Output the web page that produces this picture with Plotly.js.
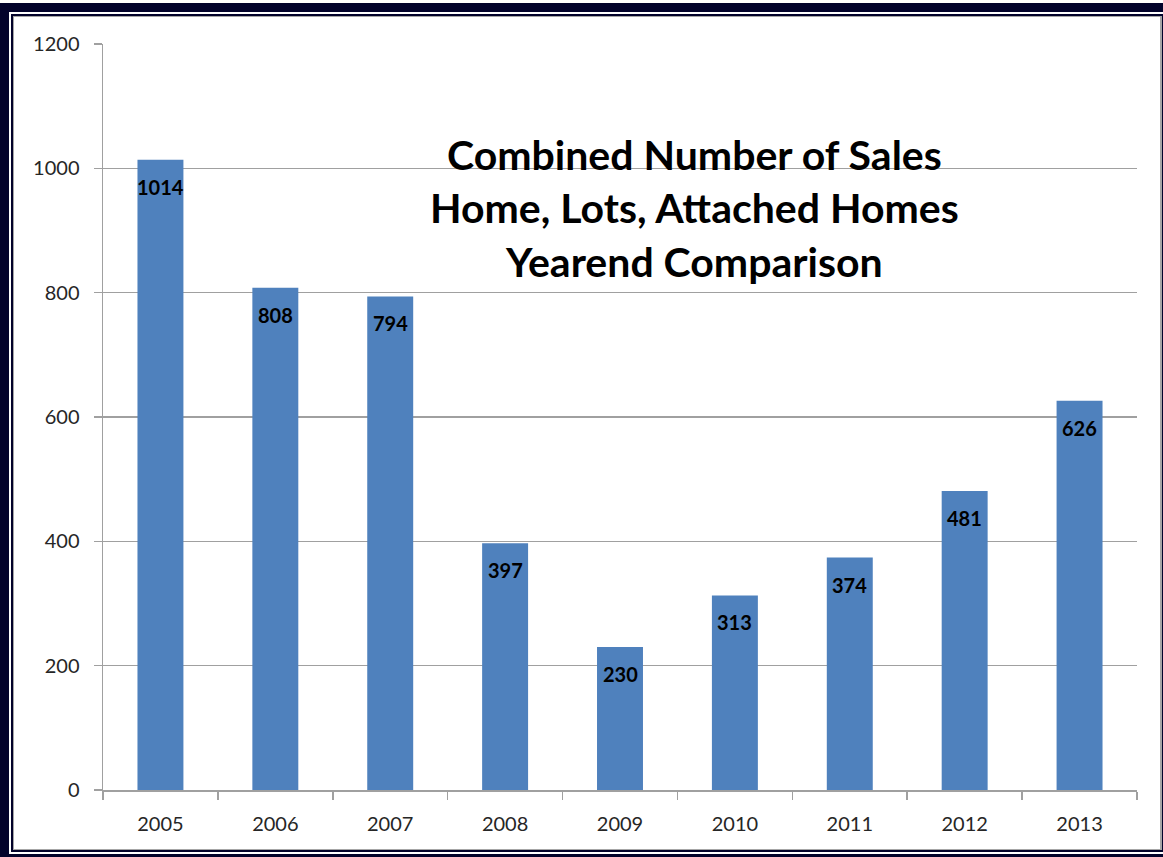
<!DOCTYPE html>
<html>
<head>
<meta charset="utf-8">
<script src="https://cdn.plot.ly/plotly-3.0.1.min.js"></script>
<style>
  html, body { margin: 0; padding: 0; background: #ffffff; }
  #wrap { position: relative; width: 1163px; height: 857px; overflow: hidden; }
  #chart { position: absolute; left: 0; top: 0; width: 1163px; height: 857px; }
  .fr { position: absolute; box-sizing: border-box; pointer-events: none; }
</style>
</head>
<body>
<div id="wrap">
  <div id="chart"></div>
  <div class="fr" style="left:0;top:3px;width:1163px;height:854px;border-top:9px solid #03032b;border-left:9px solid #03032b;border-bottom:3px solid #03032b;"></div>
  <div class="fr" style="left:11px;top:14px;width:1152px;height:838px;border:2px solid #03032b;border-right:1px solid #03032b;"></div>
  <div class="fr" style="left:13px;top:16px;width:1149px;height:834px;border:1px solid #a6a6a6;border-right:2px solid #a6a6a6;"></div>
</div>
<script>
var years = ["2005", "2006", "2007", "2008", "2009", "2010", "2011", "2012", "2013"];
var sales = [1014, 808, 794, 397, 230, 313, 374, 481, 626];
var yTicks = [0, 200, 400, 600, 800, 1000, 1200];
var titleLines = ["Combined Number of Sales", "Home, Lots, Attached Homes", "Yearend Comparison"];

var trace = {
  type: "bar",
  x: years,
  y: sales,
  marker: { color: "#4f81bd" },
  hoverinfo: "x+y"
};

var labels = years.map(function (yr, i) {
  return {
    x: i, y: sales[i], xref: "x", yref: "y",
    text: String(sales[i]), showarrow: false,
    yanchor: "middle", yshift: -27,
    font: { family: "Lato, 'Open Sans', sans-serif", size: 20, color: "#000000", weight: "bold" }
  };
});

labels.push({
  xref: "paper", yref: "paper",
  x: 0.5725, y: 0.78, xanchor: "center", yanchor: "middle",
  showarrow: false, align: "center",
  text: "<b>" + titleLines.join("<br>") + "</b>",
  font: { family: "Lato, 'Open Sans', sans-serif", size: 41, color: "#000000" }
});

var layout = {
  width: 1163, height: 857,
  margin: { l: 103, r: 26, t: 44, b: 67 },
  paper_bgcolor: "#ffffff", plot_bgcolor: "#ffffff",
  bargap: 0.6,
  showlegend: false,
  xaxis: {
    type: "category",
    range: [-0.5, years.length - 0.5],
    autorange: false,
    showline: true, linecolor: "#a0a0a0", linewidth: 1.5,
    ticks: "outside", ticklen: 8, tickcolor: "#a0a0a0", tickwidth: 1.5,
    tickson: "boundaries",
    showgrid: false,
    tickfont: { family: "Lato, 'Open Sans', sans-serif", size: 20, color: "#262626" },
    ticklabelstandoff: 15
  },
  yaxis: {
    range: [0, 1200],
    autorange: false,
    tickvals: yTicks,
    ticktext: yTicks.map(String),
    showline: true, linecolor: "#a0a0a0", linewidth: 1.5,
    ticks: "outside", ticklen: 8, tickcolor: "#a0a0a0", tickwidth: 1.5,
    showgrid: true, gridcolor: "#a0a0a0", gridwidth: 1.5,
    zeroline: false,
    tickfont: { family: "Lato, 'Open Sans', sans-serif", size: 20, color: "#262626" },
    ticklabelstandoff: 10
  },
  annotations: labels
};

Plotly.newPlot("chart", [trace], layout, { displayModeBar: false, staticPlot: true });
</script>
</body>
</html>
_ _ _ _ _
▶ [Work required]: The material above holds pictures; copy everything else in it exactly.

▶ [Reply to the exercise]:
Output the web page that produces this picture with Plotly.js.
<!DOCTYPE html>
<html>
<head>
<meta charset="utf-8">
<script src="https://cdn.plot.ly/plotly-3.0.1.min.js"></script>
<style>
  html, body { margin: 0; padding: 0; background: #ffffff; }
  #wrap { position: relative; width: 1163px; height: 857px; overflow: hidden; }
  #chart { position: absolute; left: 0; top: 0; width: 1163px; height: 857px; }
  .fr { position: absolute; box-sizing: border-box; pointer-events: none; }
</style>
</head>
<body>
<div id="wrap">
  <div id="chart"></div>
  <div class="fr" style="left:0;top:3px;width:1163px;height:854px;border-top:9px solid #03032b;border-left:9px solid #03032b;border-bottom:3px solid #03032b;"></div>
  <div class="fr" style="left:11px;top:14px;width:1152px;height:838px;border:2px solid #03032b;border-right:1px solid #03032b;"></div>
  <div class="fr" style="left:13px;top:16px;width:1149px;height:834px;border:1px solid #a6a6a6;border-right:2px solid #a6a6a6;"></div>
</div>
<script>
var years = ["2005", "2006", "2007", "2008", "2009", "2010", "2011", "2012", "2013"];
var sales = [1014, 808, 794, 397, 230, 313, 374, 481, 626];
var yTicks = [0, 200, 400, 600, 800, 1000, 1200];
var titleLines = ["Combined Number of Sales", "Home, Lots, Attached Homes", "Yearend Comparison"];

var trace = {
  type: "bar",
  x: years,
  y: sales,
  marker: { color: "#4f81bd" },
  hoverinfo: "x+y"
};

var labels = years.map(function (yr, i) {
  return {
    x: i, y: sales[i], xref: "x", yref: "y",
    text: String(sales[i]), showarrow: false,
    yanchor: "middle", yshift: -27,
    font: { family: "Lato, 'Open Sans', sans-serif", size: 20, color: "#000000", weight: "bold" }
  };
});

labels.push({
  xref: "paper", yref: "paper",
  x: 0.5725, y: 0.78, xanchor: "center", yanchor: "middle",
  showarrow: false, align: "center",
  text: "<b>" + titleLines.join("<br>") + "</b>",
  font: { family: "Lato, 'Open Sans', sans-serif", size: 41, color: "#000000" }
});

var layout = {
  width: 1163, height: 857,
  margin: { l: 103, r: 26, t: 44, b: 67 },
  paper_bgcolor: "#ffffff", plot_bgcolor: "#ffffff",
  bargap: 0.6,
  showlegend: false,
  xaxis: {
    type: "category",
    range: [-0.5, years.length - 0.5],
    autorange: false,
    showline: true, linecolor: "#a0a0a0", linewidth: 1.5,
    ticks: "outside", ticklen: 8, tickcolor: "#a0a0a0", tickwidth: 1.5,
    tickson: "boundaries",
    showgrid: false,
    tickfont: { family: "Lato, 'Open Sans', sans-serif", size: 20, color: "#262626" },
    ticklabelstandoff: 15
  },
  yaxis: {
    range: [0, 1200],
    autorange: false,
    tickvals: yTicks,
    ticktext: yTicks.map(String),
    showline: true, linecolor: "#a0a0a0", linewidth: 1.5,
    ticks: "outside", ticklen: 8, tickcolor: "#a0a0a0", tickwidth: 1.5,
    showgrid: true, gridcolor: "#a0a0a0", gridwidth: 1.5,
    zeroline: false,
    tickfont: { family: "Lato, 'Open Sans', sans-serif", size: 20, color: "#262626" },
    ticklabelstandoff: 10
  },
  annotations: labels
};

Plotly.newPlot("chart", [trace], layout, { displayModeBar: false, staticPlot: true });
</script>
</body>
</html>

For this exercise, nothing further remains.